Hosting Total Cost of Ownership 2.0 Squad

The initial effort to decrease hosting total cost of ownership (TCO) is wrapping up. This squad was hugely successful by reducing day to day disk use of up to 30% for large deployments. The ticket covering this work will be released in CHT 5.0.

However, while testing this initial Hosting TCO 1.0 feature, it became clear that there was another big disk use pain that our deployments feel: the huge amount of disk space the CHT needs to upgrade. This can be up to 5x of free space needed. For example, if a large deployment had 1.8 TB of data and was on a 4TB disk they would have 55% of free disk space - plenty of room to grow for months, or possibly years! However, they would need to get to upgrade to a 9TB disk to have enough free space to upgrade. This is a massive imposition.

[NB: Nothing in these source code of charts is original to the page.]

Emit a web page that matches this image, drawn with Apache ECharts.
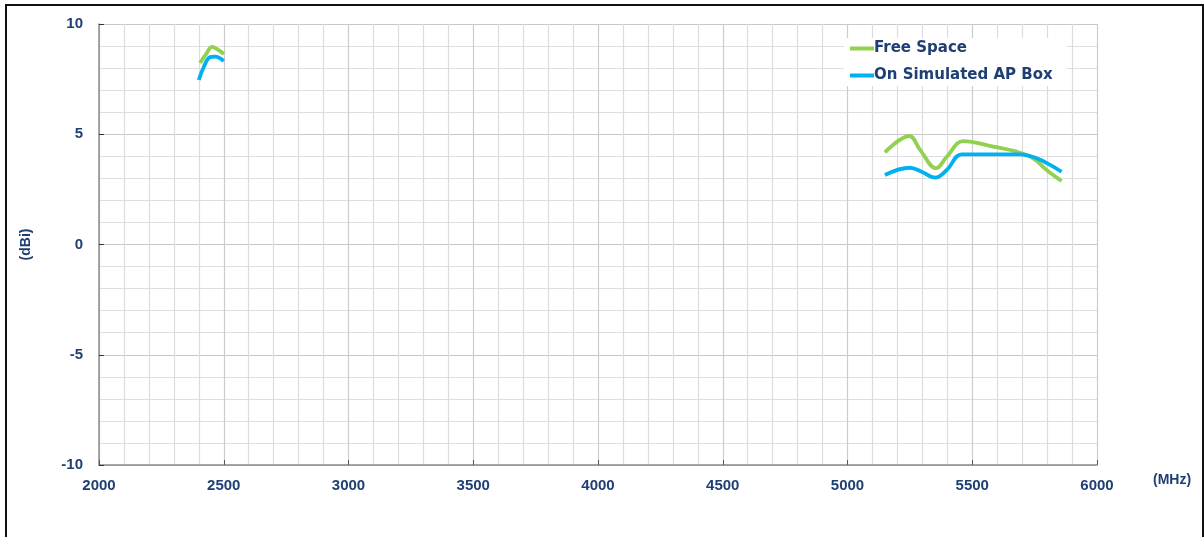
<!DOCTYPE html>
<html>
<head>
<meta charset="utf-8">
<script src="https://cdn.jsdelivr.net/npm/echarts@6/dist/echarts.min.js"></script>
<style>
html,body{margin:0;padding:0;background:#fff;}
#wrap{position:relative;width:1204px;height:537px;overflow:hidden;}
#frame{position:absolute;left:5px;top:4px;width:1199px;height:560px;border:2px solid #111;box-sizing:border-box;}
#chart{position:absolute;left:0;top:0;width:1204px;height:537px;}
</style>
</head>
<body>
<div id="wrap"><div id="frame"></div><div id="chart"></div></div>
<script>
// Free Space, 2.4 GHz band
const freeLowX = [2405, 2430, 2453, 2475, 2501];
const freeLowY = [8.23, 8.65, 8.96, 8.85, 8.64];
// On Simulated AP Box, 2.4 GHz band
const boxLowX = [2400, 2420, 2445, 2465, 2500];
const boxLowY = [7.46, 8.05, 8.5, 8.52, 8.32];
// Free Space, 5 GHz band
const freeHighX = [5150, 5248, 5291, 5355, 5398, 5464, 5584, 5678, 5744, 5798, 5858];
const freeHighY = [4.18, 4.92, 4.29, 3.46, 3.98, 4.69, 4.44, 4.21, 3.91, 3.38, 2.88];
// On Simulated AP Box, 5 GHz band
const boxHighX = [5150, 5250, 5297, 5351, 5398, 5458, 5584, 5691, 5758, 5812, 5858];
const boxHighY = [3.15, 3.48, 3.30, 3.03, 3.38, 4.09, 4.09, 4.09, 3.91, 3.61, 3.30];
const seriesNames = ['Free Space', 'On Simulated AP Box'];
const xTicks = [2000, 2500, 3000, 3500, 4000, 4500, 5000, 5500, 6000];
const yTicks = [-10, -5, 0, 5, 10];

const zip = (xs, ys) => xs.map((x, i) => [x, ys[i]]);
const GREEN = '#92D050', BLUE = '#00B0F0', NAVY = '#1F3F73';
const AFONT = 'Liberation Sans, Arial, sans-serif';
const VFONT = 'DejaVu Sans, Verdana, sans-serif';
const labelFont = {color: NAVY, fontWeight: 'bold', fontSize: 15, fontFamily: AFONT};

function line(name, color, data, z) {
  return {
    name: name, type: 'line', data: data, smooth: 0.4, symbol: 'none', z: z,
    lineStyle: {color: color, width: 3.8}, itemStyle: {color: color}
  };
}

const chart = echarts.init(document.getElementById('chart'), null, {renderer: 'canvas'});
chart.setOption({
  animation: false,
  backgroundColor: 'transparent',
  grid: {left: 99, top: 24, right: 107, bottom: 72},
  legend: {
    data: seriesNames, orient: 'vertical', left: 844, top: 38,
    backgroundColor: '#fff', padding: [3, 14, 3, 6],
    itemWidth: 24, itemHeight: 4, itemGap: 12, icon: 'rect',
    textStyle: {color: NAVY, fontWeight: 'bold', fontSize: 15, fontFamily: VFONT, padding: [0, 0, 0, -5]}
  },
  xAxis: {
    type: 'value', min: xTicks[0], max: xTicks[xTicks.length - 1], interval: 500,
    axisLine: {onZero: false, lineStyle: {color: '#8C8C8C', width: 1.5}},
    axisTick: {inside: true, length: 5, lineStyle: {color: '#595959'}},
    axisLabel: Object.assign({margin: 13, formatter: v => String(v)}, labelFont),
    splitLine: {lineStyle: {color: '#CCCCCC', width: 1.2}},
    minorTick: {show: true, splitNumber: 5, length: 0},
    minorSplitLine: {show: true, lineStyle: {color: '#DCDCDC', width: 1.2}}
  },
  yAxis: {
    type: 'value', min: yTicks[0], max: yTicks[yTicks.length - 1], interval: 5,
    name: '(dBi)', nameLocation: 'middle', nameGap: 66,
    nameTextStyle: Object.assign({}, labelFont, {fontSize: 14}),
    axisLine: {show: true, lineStyle: {color: '#8C8C8C', width: 1.5}},
    axisTick: {show: true, inside: true, length: 5, lineStyle: {color: '#333'}},
    axisLabel: Object.assign({margin: 16}, labelFont),
    splitLine: {lineStyle: {color: '#C8C8C8', width: 1.2}},
    minorTick: {show: true, splitNumber: 5, length: 0},
    minorSplitLine: {show: true, lineStyle: {color: '#DEDEDE', width: 1.2}}
  },
  graphic: [{
    type: 'text', left: 1153, top: 473,
    style: {text: '(MHz)', fill: NAVY, font: 'bold 14px Liberation Sans, Arial, sans-serif'}
  }],
  series: [
    line(seriesNames[0], GREEN, zip(freeLowX, freeLowY), 3),
    line(seriesNames[1], BLUE, zip(boxLowX, boxLowY), 3),
    line(seriesNames[0], GREEN, zip(freeHighX, freeHighY), 3),
    line(seriesNames[1], BLUE, zip(boxHighX, boxHighY), 4)
  ]
});
</script>
</body>
</html>
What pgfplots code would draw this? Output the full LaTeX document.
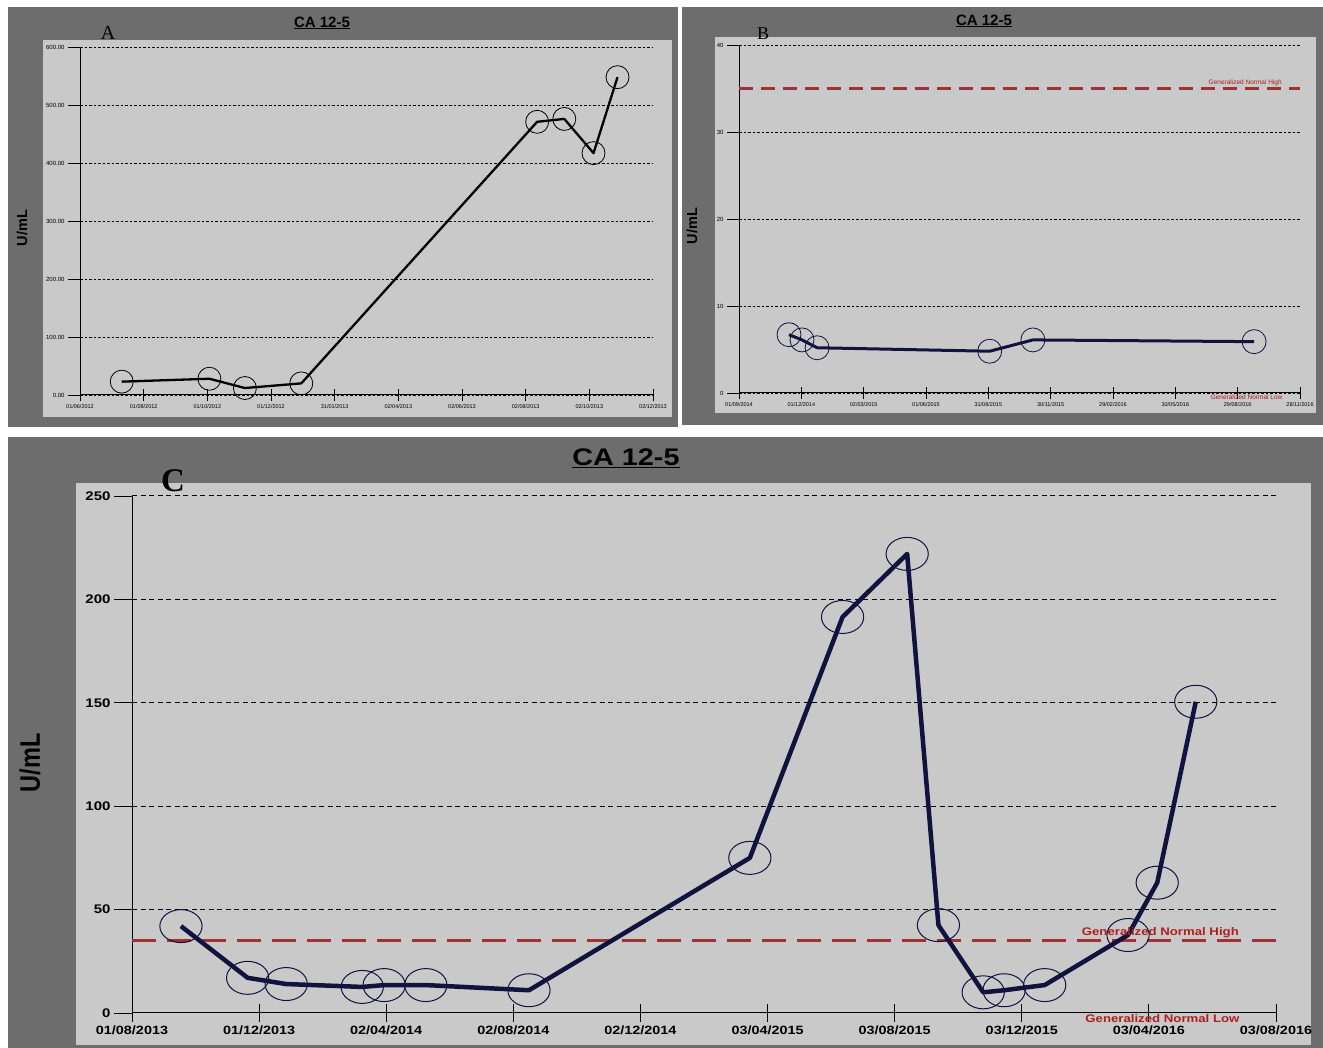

To better visualize the issue, here’s a chart where you can see an impressive >30% gain that was achieved labeled “TCO 1.0”. As well, you can see the ~500% ephemeral space needed for the upgrade - this is labelled “TCO 2.0” - as this is where the focus of 2.0 will be:

Hence, Hosting TCO 2.0 has been born. The squad will be composed of exactly the same members as the current squad, but with a focus on reducing disk space during upgrades.

For anyone interested in joining the squad or dropping in on our weekly call, please see the calendar and check for the Tuesday “Hosting TCO Squad Call”. All are welcome!

2 Likes

1 Jul 2025 Call

Attending

Notes

  • Not much updates this week as most of the involved teammates in the squad are offline
  • @twier Working on PR to adding Nouveau to helm charts
  • Another ticket dependent on helm chart upgrades

15 Jul 2025 Call

Attending

Notes

  • Josh working on chtoolbox pre-stage script for sequentially building staging indexes for an upgrade. Hoping to be done today. Will post updates to this issue thread.
  • Tom: Being doing local tests to check actual performance improvements or benefits from cleaning up redundant/unused indexes.
    • From a disk-space perspective, seems that the most gains are from freetext indexes. Anything else will just be incremental.
    • Also looking deeper into I/O improvements. MOH I/O issue seems around lots of small reads * high read latency.
    • Still worth it to try and reduce indexes. General performance improvments will result.
    • Probably not worth trying to get all the tiny incremental improvements here. (Just not going to get good return for the effort).
  • Need more investigation around Couch IO Queue config.